--- Start of Material for this task ---

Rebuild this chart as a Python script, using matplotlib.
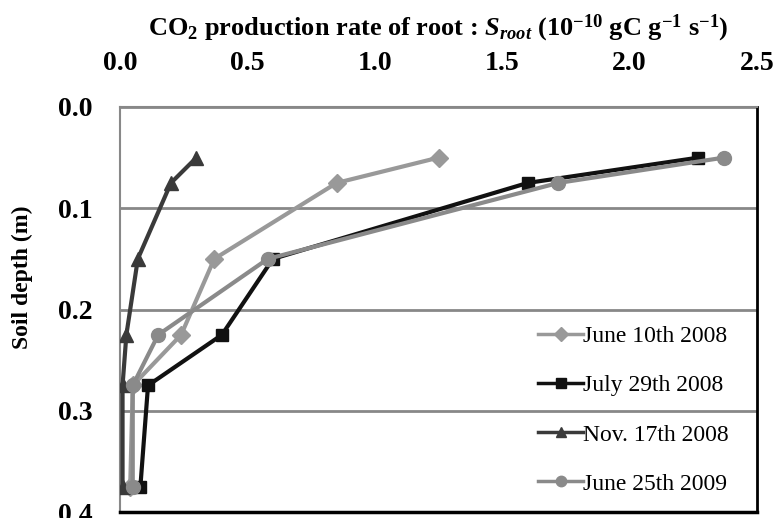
import matplotlib
matplotlib.use("Agg")
import matplotlib.pyplot as plt

depth = [0.05, 0.075, 0.15, 0.225, 0.275, 0.375]
june2008 = [1.25, 0.85, 0.37, 0.24, 0.05, 0.04]
july2008 = [2.27, 1.60, 0.60, 0.40, 0.11, 0.08]
nov2008 = [0.30, 0.20, 0.07, 0.025, 0.01, 0.01]
june2009 = [2.37, 1.72, 0.58, 0.15, 0.05, 0.05]
labels = ["June 10th 2008", "July 29th 2008", "Nov. 17th 2008", "June 25th 2009"]
xticks = [0.0, 0.5, 1.0, 1.5, 2.0, 2.5]
yticks = [0.0, 0.1, 0.2, 0.3, 0.4]

plt.rcParams['font.family'] = ['Liberation Serif', 'DejaVu Serif']
plt.rcParams['mathtext.fontset'] = 'custom'
plt.rcParams['mathtext.rm'] = 'Liberation Serif:bold'
plt.rcParams['mathtext.it'] = 'Liberation Serif:bold:italic'
plt.rcParams['mathtext.bf'] = 'Liberation Serif:bold'

fig = plt.figure(figsize=(7.77, 5.18), dpi=100)
ax = fig.add_axes([120/777, 1-512/518, (757-120)/777, (512-107)/518])

series = [
    (june2008, '#999999', 'D', 9),
    (july2008, '#111111', 's', 9),
    (nov2008, '#3a3a3a', '^', 10),
    (june2009, '#8a8a8a', 'o', 10),
]
for (vals, col, mk, ms), lab in zip(series, labels):
    ax.plot(vals, depth, color=col, lw=3, marker=mk, markersize=ms,
            markerfacecolor=col, markeredgecolor=col, label=lab, zorder=3)

ax.set_xlim(0, 2.5)
ax.set_ylim(0.4, 0.0)
ax.set_xticks(xticks)
ax.set_yticks(yticks)
ax.set_xticklabels([f"{v:.1f}" for v in xticks], fontsize=20, fontweight='bold')
ax.set_yticklabels([f"{v:.1f}" for v in yticks], fontsize=20, fontweight='bold')
ax.xaxis.tick_top()
ax.tick_params(axis='x', length=0, pad=22)
ax.tick_params(axis='y', length=0, pad=20)
ax.yaxis.grid(True, color='#888888', lw=2)
ax.set_axisbelow(True)

ax.spines['left'].set_color('#888888')
ax.spines['left'].set_linewidth(1.5)
ax.spines['top'].set_color('#888888')
ax.spines['top'].set_linewidth(1.5)
ax.spines['right'].set_color('black')
ax.spines['right'].set_linewidth(2)
ax.spines['bottom'].set_color('black')
ax.spines['bottom'].set_linewidth(2.5)

ax.set_ylabel("Soil depth (m)", fontsize=17, fontweight='bold')
ax.yaxis.set_label_coords(-87/637, 0.58)

fig.text(438/777, 1-28/518,
         r"CO$_{\mathregular{2}}$ production rate of root : $S_{root}$ (10$^{\mathregular{-10}}$ gC g$^{\mathregular{-1}}$ s$^{\mathregular{-1}}$)",
         ha='center', va='center', fontsize=19, fontweight='bold')

leg = ax.legend(loc='lower right', frameon=False, fontsize=17, handlelength=1.9,
                handletextpad=0.0, labelspacing=1.17, borderaxespad=0.5,
                bbox_to_anchor=(1 - 7/637, -4/405),
                markerscale=0.75)
for h in leg.get_lines():
    h.set_linewidth(2.5)

fig.savefig("out.png", dpi=100)
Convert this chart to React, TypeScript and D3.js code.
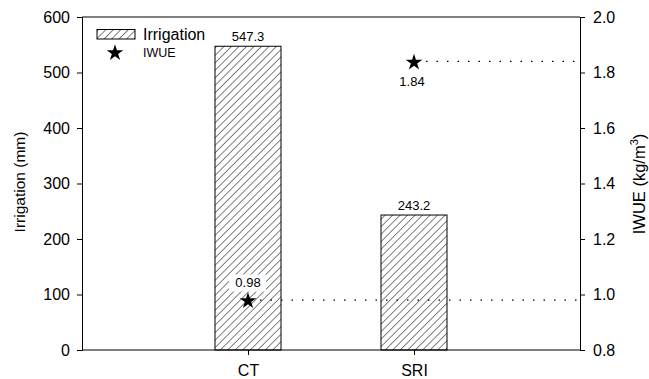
import React, { useEffect, useRef } from 'react';
import * as d3 from 'd3';

const categories = ['CT', 'SRI'];
const irrigation = [547.3, 243.2];
const iwue = [0.98, 1.84];
const leftTicks = [0, 100, 200, 300, 400, 500, 600];
const rightTicks = [0.8, 1.0, 1.2, 1.4, 1.6, 1.8, 2.0];

export default function App() {
  const svgRef = useRef<SVGSVGElement | null>(null);

  useEffect(() => {
    if (!svgRef.current) return;
    const width = 649;
    const height = 379;
    const left = 82, right = 580, top = 17, bottom = 350;
    const font = 'Liberation Sans, Arial, sans-serif';

    const svg = d3.select(svgRef.current);
    svg.selectAll('*').remove();
    svg.attr('width', width).attr('height', height);

    const defs = svg.append('defs');
    const pat = defs.append('pattern')
      .attr('id', 'hatch')
      .attr('patternUnits', 'userSpaceOnUse')
      .attr('width', 5.3)
      .attr('height', 5.3)
      .attr('patternTransform', 'rotate(45)');
    pat.append('rect').attr('width', 5.3).attr('height', 5.3).attr('fill', 'white');
    pat.append('line')
      .attr('x1', 0).attr('y1', 0).attr('x2', 0).attr('y2', 5.3)
      .attr('stroke', '#000').attr('stroke-width', 1);

    const x = d3.scalePoint<string>().domain(categories).range([left, right]).padding(1);
    const y = d3.scaleLinear().domain([0, 600]).range([bottom, top]);
    const y2 = d3.scaleLinear().domain([0.8, 2.0]).range([bottom, top]);
    const barW = 66;

    // bars
    svg.selectAll('rect.bar')
      .data(irrigation)
      .enter()
      .append('rect')
      .attr('class', 'bar')
      .attr('x', (d, i) => (x(categories[i]) as number) - barW / 2)
      .attr('y', d => y(d))
      .attr('width', barW)
      .attr('height', d => bottom - y(d))
      .attr('fill', 'url(#hatch)')
      .attr('stroke', '#000')
      .attr('stroke-width', 1);

    svg.selectAll('text.barlab')
      .data(irrigation)
      .enter()
      .append('text')
      .attr('x', (d, i) => x(categories[i]) as number)
      .attr('y', d => y(d) - 5)
      .attr('text-anchor', 'middle')
      .style('font-family', font)
      .style('font-size', '13px')
      .text(d => d.toFixed(1));

    // dotted lines for IWUE
    svg.selectAll('line.dot')
      .data(iwue)
      .enter()
      .append('line')
      .attr('x1', (d, i) => (x(categories[i]) as number) + 12)
      .attr('x2', right)
      .attr('y1', d => y2(d))
      .attr('y2', d => y2(d))
      .attr('stroke', '#000')
      .attr('stroke-width', 1.3)
      .attr('stroke-dasharray', '1.5,9');

    const star = d3.symbol().type(d3.symbolStar).size(85);
    svg.selectAll('path.star')
      .data(iwue)
      .enter()
      .append('path')
      .attr('d', star)
      .attr('transform', (d, i) => `translate(${x(categories[i])},${y2(d) + 1})`)
      .attr('fill', '#000');

    // IWUE labels: CT above with white box, SRI below
    iwue.forEach((d, i) => {
      const cx = (x(categories[i]) as number) - (i === 0 ? 0 : 2);
      const ty = i === 0 ? y2(d) - 13.5 : y2(d) + 25;
      if (i === 0) {
        svg.append('rect')
          .attr('x', cx - 19).attr('y', ty - 12)
          .attr('width', 37).attr('height', 17)
          .attr('fill', 'white');
      }
      svg.append('text')
        .attr('x', cx)
        .attr('y', ty)
        .attr('text-anchor', 'middle')
        .style('font-family', font)
        .style('font-size', '13px')
        .text(d.toFixed(2));
    });

    // frame
    svg.append('line').attr('x1', left).attr('x2', right).attr('y1', top).attr('y2', top).attr('stroke', '#000');
    svg.append('line').attr('x1', left).attr('x2', right).attr('y1', bottom).attr('y2', bottom).attr('stroke', '#000');

    const axL = svg.append('g')
      .attr('transform', `translate(${left},0)`)
      .call(d3.axisLeft(y).tickValues(leftTicks).tickSize(5).tickPadding(7).tickFormat(d3.format('d')));
    const axR = svg.append('g')
      .attr('transform', `translate(${right},0)`)
      .call(d3.axisRight(y2).tickValues(rightTicks).tickSize(5).tickPadding(8).tickFormat(d3.format('.1f')));
    const axB = svg.append('g')
      .attr('transform', `translate(0,${bottom})`)
      .call(d3.axisBottom(x).tickSize(5).tickPadding(10));
    [axL, axR, axB].forEach(g => {
      g.select('.domain').attr('stroke', '#000');
      g.selectAll('text').style('font-family', font).style('font-size', '16px').attr('fill', '#000');
    });
    axB.select('.domain').remove();

    // axis titles
    svg.append('text')
      .attr('transform', `translate(25,182) rotate(-90)`)
      .attr('text-anchor', 'middle')
      .style('font-family', font)
      .style('font-size', '15.5px')
      .text('Irrigation (mm)');
    const rt = svg.append('text')
      .attr('transform', `translate(645,184) rotate(-90)`)
      .attr('text-anchor', 'middle')
      .style('font-family', font)
      .style('font-size', '16.5px');
    rt.append('tspan').text('IWUE (kg/m');
    rt.append('tspan').attr('dy', -7).style('font-size', '11px').text('3');
    rt.append('tspan').attr('dy', 7).text(')');

    // legend
    svg.append('rect')
      .attr('x', 97).attr('y', 29.5).attr('width', 38).attr('height', 9.5)
      .attr('fill', 'url(#hatch)').attr('stroke', '#000');
    svg.append('text')
      .attr('x', 143).attr('y', 40)
      .style('font-family', font).style('font-size', '16px')
      .text('Irrigation');
    svg.append('path')
      .attr('d', star)
      .attr('transform', 'translate(115,53)')
      .attr('fill', '#000');
    svg.append('text')
      .attr('x', 143).attr('y', 57)
      .style('font-family', font).style('font-size', '12.5px')
      .text('IWUE');
  }, []);

  return <svg ref={svgRef} style={{ position: 'absolute', left: 0, top: 0 }}></svg>;
}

--- End of Material for this task ---

→ **Written instruction**:
Output a single number: how many lines contain the word "chart".

→ **Reply**:
2